═════ Provided entries

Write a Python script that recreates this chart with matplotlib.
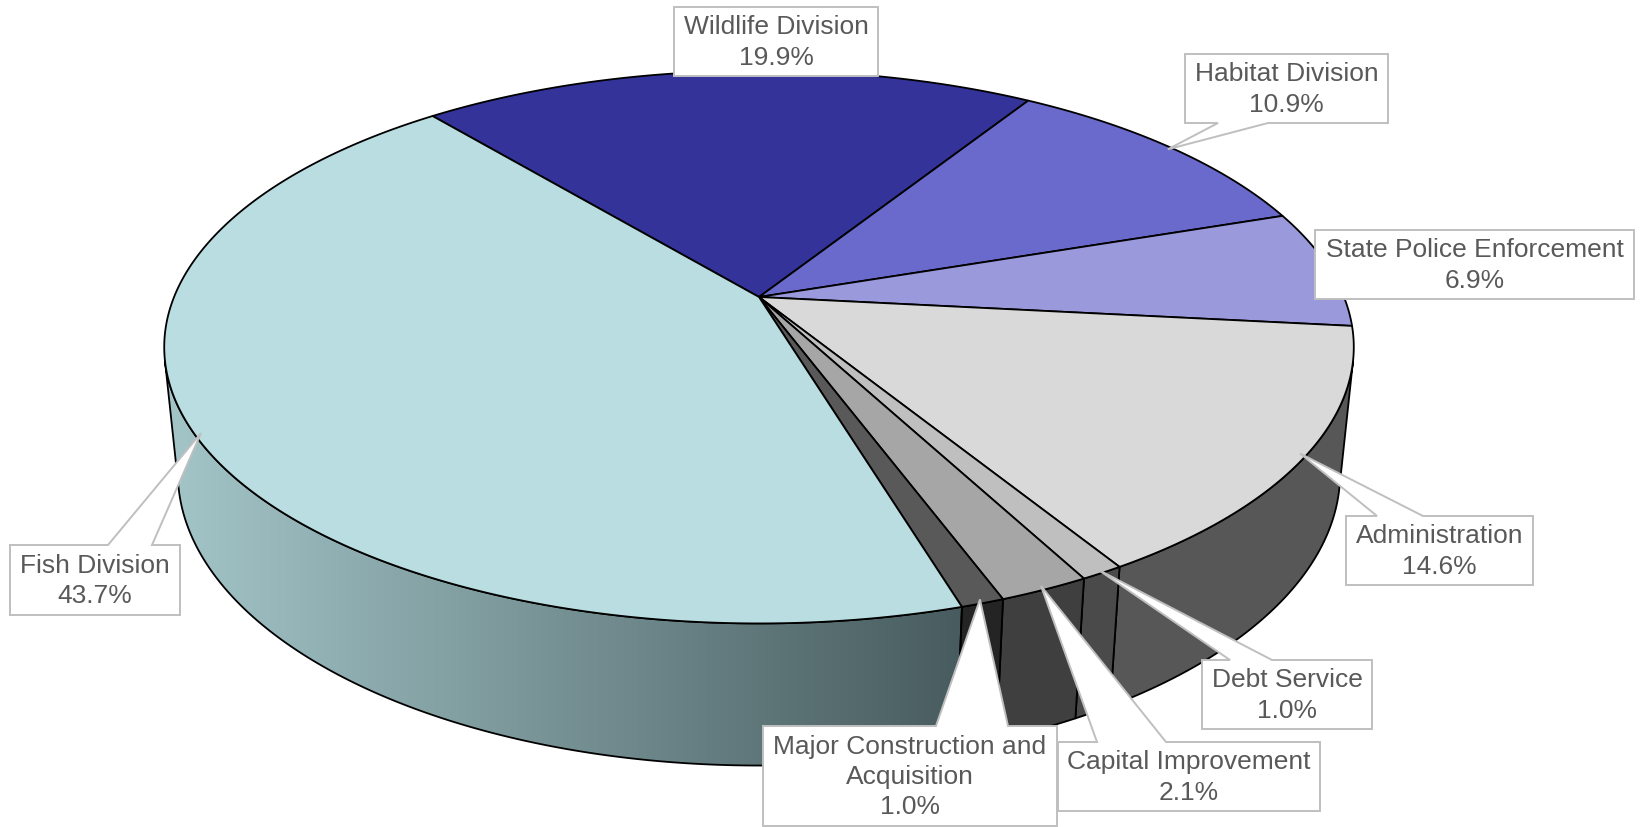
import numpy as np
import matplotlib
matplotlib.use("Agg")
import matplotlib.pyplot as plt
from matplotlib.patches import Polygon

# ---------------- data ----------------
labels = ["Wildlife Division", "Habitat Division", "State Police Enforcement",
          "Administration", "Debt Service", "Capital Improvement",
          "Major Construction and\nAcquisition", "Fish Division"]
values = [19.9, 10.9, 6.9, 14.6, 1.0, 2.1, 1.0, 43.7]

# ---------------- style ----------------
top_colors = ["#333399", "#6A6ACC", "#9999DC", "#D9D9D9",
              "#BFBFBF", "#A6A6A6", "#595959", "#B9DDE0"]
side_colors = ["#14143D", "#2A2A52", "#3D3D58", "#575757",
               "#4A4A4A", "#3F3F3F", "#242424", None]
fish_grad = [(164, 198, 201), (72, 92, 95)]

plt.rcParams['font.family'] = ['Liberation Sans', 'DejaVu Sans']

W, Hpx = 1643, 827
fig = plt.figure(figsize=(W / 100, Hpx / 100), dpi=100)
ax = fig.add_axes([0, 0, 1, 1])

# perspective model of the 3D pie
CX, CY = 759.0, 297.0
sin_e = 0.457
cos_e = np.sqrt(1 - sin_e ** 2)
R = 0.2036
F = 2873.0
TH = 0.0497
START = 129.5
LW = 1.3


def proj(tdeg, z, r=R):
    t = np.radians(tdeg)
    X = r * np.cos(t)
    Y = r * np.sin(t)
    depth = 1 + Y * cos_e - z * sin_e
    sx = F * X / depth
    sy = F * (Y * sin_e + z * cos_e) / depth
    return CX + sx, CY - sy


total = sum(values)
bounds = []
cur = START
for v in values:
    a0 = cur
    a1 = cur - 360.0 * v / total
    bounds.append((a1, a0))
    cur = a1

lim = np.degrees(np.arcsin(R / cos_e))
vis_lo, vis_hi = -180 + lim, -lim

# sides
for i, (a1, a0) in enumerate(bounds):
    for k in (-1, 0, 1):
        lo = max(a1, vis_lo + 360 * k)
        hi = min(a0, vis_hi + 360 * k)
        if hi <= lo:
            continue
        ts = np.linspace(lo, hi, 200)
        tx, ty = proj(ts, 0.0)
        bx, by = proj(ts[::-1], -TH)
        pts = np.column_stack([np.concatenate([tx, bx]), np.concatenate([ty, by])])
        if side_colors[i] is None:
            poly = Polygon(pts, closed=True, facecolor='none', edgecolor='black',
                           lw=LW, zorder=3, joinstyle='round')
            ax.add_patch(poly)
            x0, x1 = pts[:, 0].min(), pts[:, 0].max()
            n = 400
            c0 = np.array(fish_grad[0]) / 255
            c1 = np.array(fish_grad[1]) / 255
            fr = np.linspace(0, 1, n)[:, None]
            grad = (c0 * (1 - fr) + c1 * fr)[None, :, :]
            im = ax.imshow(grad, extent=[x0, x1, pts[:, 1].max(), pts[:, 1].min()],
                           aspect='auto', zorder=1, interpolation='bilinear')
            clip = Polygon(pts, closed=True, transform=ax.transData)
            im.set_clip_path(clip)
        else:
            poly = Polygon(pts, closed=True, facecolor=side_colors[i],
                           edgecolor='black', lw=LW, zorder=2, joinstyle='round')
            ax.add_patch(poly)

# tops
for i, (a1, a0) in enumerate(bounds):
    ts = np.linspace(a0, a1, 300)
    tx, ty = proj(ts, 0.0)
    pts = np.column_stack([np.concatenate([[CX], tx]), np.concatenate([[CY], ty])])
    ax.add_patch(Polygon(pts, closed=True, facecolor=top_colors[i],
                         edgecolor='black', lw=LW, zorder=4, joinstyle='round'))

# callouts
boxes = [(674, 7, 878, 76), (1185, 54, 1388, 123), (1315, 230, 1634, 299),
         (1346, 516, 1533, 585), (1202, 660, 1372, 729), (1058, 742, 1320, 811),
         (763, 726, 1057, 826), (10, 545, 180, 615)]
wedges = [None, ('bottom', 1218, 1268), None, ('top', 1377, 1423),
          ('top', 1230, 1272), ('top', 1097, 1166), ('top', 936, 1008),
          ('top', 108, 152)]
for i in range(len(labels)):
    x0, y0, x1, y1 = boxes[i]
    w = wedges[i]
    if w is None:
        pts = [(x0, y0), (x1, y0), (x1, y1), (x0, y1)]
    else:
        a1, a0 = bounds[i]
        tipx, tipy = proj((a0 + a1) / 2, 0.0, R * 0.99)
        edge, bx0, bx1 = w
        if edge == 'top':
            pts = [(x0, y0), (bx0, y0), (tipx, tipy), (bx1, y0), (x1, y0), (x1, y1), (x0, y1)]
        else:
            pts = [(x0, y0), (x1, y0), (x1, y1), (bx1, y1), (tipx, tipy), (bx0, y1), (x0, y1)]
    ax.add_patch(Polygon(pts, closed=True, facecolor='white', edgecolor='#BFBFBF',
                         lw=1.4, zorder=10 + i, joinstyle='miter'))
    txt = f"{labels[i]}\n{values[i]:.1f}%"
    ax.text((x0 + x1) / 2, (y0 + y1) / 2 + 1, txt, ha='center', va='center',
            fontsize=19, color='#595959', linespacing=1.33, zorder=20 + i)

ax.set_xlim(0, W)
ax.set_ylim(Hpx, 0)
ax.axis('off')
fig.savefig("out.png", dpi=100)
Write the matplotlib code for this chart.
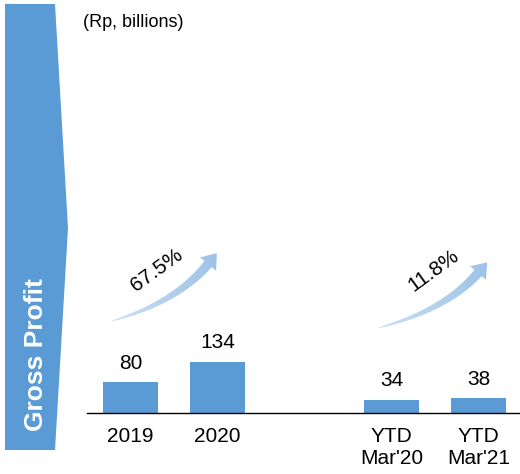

══════════

- Problem details -
Output all of the data exactly as it stands, minus any images.

- Completed task -
Write a Python script that recreates this chart with matplotlib.
import numpy as np
import matplotlib
matplotlib.use("Agg")
import matplotlib.pyplot as plt
from matplotlib.patches import Polygon

# ---------------- data ----------------
labels = ["Wildlife Division", "Habitat Division", "State Police Enforcement",
          "Administration", "Debt Service", "Capital Improvement",
          "Major Construction and\nAcquisition", "Fish Division"]
values = [19.9, 10.9, 6.9, 14.6, 1.0, 2.1, 1.0, 43.7]

# ---------------- style ----------------
top_colors = ["#333399", "#6A6ACC", "#9999DC", "#D9D9D9",
              "#BFBFBF", "#A6A6A6", "#595959", "#B9DDE0"]
side_colors = ["#14143D", "#2A2A52", "#3D3D58", "#575757",
               "#4A4A4A", "#3F3F3F", "#242424", None]
fish_grad = [(164, 198, 201), (72, 92, 95)]

plt.rcParams['font.family'] = ['Liberation Sans', 'DejaVu Sans']

W, Hpx = 1643, 827
fig = plt.figure(figsize=(W / 100, Hpx / 100), dpi=100)
ax = fig.add_axes([0, 0, 1, 1])

# perspective model of the 3D pie
CX, CY = 759.0, 297.0
sin_e = 0.457
cos_e = np.sqrt(1 - sin_e ** 2)
R = 0.2036
F = 2873.0
TH = 0.0497
START = 129.5
LW = 1.3


def proj(tdeg, z, r=R):
    t = np.radians(tdeg)
    X = r * np.cos(t)
    Y = r * np.sin(t)
    depth = 1 + Y * cos_e - z * sin_e
    sx = F * X / depth
    sy = F * (Y * sin_e + z * cos_e) / depth
    return CX + sx, CY - sy


total = sum(values)
bounds = []
cur = START
for v in values:
    a0 = cur
    a1 = cur - 360.0 * v / total
    bounds.append((a1, a0))
    cur = a1

lim = np.degrees(np.arcsin(R / cos_e))
vis_lo, vis_hi = -180 + lim, -lim

# sides
for i, (a1, a0) in enumerate(bounds):
    for k in (-1, 0, 1):
        lo = max(a1, vis_lo + 360 * k)
        hi = min(a0, vis_hi + 360 * k)
        if hi <= lo:
            continue
        ts = np.linspace(lo, hi, 200)
        tx, ty = proj(ts, 0.0)
        bx, by = proj(ts[::-1], -TH)
        pts = np.column_stack([np.concatenate([tx, bx]), np.concatenate([ty, by])])
        if side_colors[i] is None:
            poly = Polygon(pts, closed=True, facecolor='none', edgecolor='black',
                           lw=LW, zorder=3, joinstyle='round')
            ax.add_patch(poly)
            x0, x1 = pts[:, 0].min(), pts[:, 0].max()
            n = 400
            c0 = np.array(fish_grad[0]) / 255
            c1 = np.array(fish_grad[1]) / 255
            fr = np.linspace(0, 1, n)[:, None]
            grad = (c0 * (1 - fr) + c1 * fr)[None, :, :]
            im = ax.imshow(grad, extent=[x0, x1, pts[:, 1].max(), pts[:, 1].min()],
                           aspect='auto', zorder=1, interpolation='bilinear')
            clip = Polygon(pts, closed=True, transform=ax.transData)
            im.set_clip_path(clip)
        else:
            poly = Polygon(pts, closed=True, facecolor=side_colors[i],
                           edgecolor='black', lw=LW, zorder=2, joinstyle='round')
            ax.add_patch(poly)

# tops
for i, (a1, a0) in enumerate(bounds):
    ts = np.linspace(a0, a1, 300)
    tx, ty = proj(ts, 0.0)
    pts = np.column_stack([np.concatenate([[CX], tx]), np.concatenate([[CY], ty])])
    ax.add_patch(Polygon(pts, closed=True, facecolor=top_colors[i],
                         edgecolor='black', lw=LW, zorder=4, joinstyle='round'))

# callouts
boxes = [(674, 7, 878, 76), (1185, 54, 1388, 123), (1315, 230, 1634, 299),
         (1346, 516, 1533, 585), (1202, 660, 1372, 729), (1058, 742, 1320, 811),
         (763, 726, 1057, 826), (10, 545, 180, 615)]
wedges = [None, ('bottom', 1218, 1268), None, ('top', 1377, 1423),
          ('top', 1230, 1272), ('top', 1097, 1166), ('top', 936, 1008),
          ('top', 108, 152)]
for i in range(len(labels)):
    x0, y0, x1, y1 = boxes[i]
    w = wedges[i]
    if w is None:
        pts = [(x0, y0), (x1, y0), (x1, y1), (x0, y1)]
    else:
        a1, a0 = bounds[i]
        tipx, tipy = proj((a0 + a1) / 2, 0.0, R * 0.99)
        edge, bx0, bx1 = w
        if edge == 'top':
            pts = [(x0, y0), (bx0, y0), (tipx, tipy), (bx1, y0), (x1, y0), (x1, y1), (x0, y1)]
        else:
            pts = [(x0, y0), (x1, y0), (x1, y1), (bx1, y1), (tipx, tipy), (bx0, y1), (x0, y1)]
    ax.add_patch(Polygon(pts, closed=True, facecolor='white', edgecolor='#BFBFBF',
                         lw=1.4, zorder=10 + i, joinstyle='miter'))
    txt = f"{labels[i]}\n{values[i]:.1f}%"
    ax.text((x0 + x1) / 2, (y0 + y1) / 2 + 1, txt, ha='center', va='center',
            fontsize=19, color='#595959', linespacing=1.33, zorder=20 + i)

ax.set_xlim(0, W)
ax.set_ylim(Hpx, 0)
ax.axis('off')
fig.savefig("out.png", dpi=100)
Write the matplotlib code for this chart.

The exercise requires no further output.